Shell startete zum 30. Juni 2025 an ihren nach eigenen Angaben mehr als 1.600 Ultraschnellladepunkten (ab 150 kW Ladeleistung) mit Ladepreise, die sich stärker am Strombörsen-Spotpreis orientieren – allerdings nur für Privatkunden. Der Preis kann daher im Tagesverlauf schwanken –teurer zu Spitzenzeiten und günstiger, wenn viel erneuerbare Energie im Netz ist. Voraussetzung für die Nutzung ist die Shell-Recharge-App oder -Ladekarte. Laut Shell lag die maximale Preisdifferenz zum Projektstart bei rund sechs Cent pro Kilowattstunde – mal sehen, was kommt. Mit dem Projekt will Shell herausfinden, wie gut Kunden auf Preissignale reagieren und inwieweit das Modell zur Netzstabilität beiträgt.
Mer setzt auf KI-basiertes „Smart Pricing“
Parallel dazu testet auch der Ladeinfrastrukturanbieter Mer seine dynamische Preisgestaltung. Im Unterschied zu Shell basiert das Modell jedoch nicht auf Börsenstrompreisen, sondern auf einem KI-gestützten System der Plattform Cariqa. Die Software analysiert Millionen Datenpunkte, darunter Auslastung, Nutzerverhalten und Verkehrslage, um Preise je nach Station in Echtzeit anzupassen.
Das Ziel laut Mer: eine gleichmäßigere Verteilung der Ladevorgänge und ein gerechteres Preismodell. Nutzer sehen jederzeit den aktuellen Preis in der Cariqa-App und können gezielt günstige Zeiten und Standorte wählen. Bei geringer Nachfrage sinkt der Preis automatisch – umgekehrt kann er bei hoher Auslastung steigen.
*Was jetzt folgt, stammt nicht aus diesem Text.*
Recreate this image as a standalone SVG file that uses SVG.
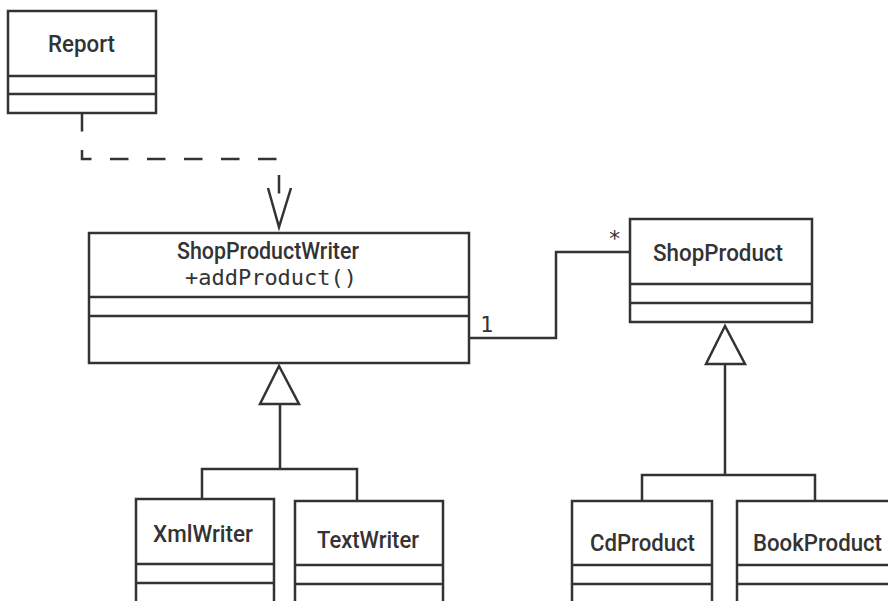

Einheitspreise verlieren an Bedeutung – für die Anbietern
Beide Pilotprojekte zeigen: Die 2019 erstmals eingeführten Einheitspreise – die an Preistransparenz nach wie vor nicht zu überbieten sind – könnten bald der Vergangenheit angehören. Shell setzt auf Preissignale aus dem Strommarkt, Mer auf eine intelligente, KI-gesteuerte Preislogik. Für Nutzer soll das nach Aussagen der Anbieter mehr Transparenz und Kostenvorteile bringen – aber auch stärkere Preisschwankungen bedeuten. Das bedeutet für kostensensible E-Fahrer, ab sofort noch stärker zu schauen, wo der Strom gerade am günstigsten ist.
Sollten die Apps und Navigationssysteme in den Fahrzeugen das irgendwann mal abbilden können, spricht wenig dagegen. Aktuell bedeutet es entweder deutlichen Mehraufwand bei der Routenplanung inklusive eventuell kurzzeitiger „Preisanpassung“ (nach oben und unten) an der angedachten Ladesäule. Die Betreiber wollen verständlicherweise Geld verdienen, was mit dynamischen Tarifen sicherlich besser gelingen kann. Für die Nutzer wird es daher nicht transparenter, sondern aufwendiger, die „Transparenz“ zu durchblicken.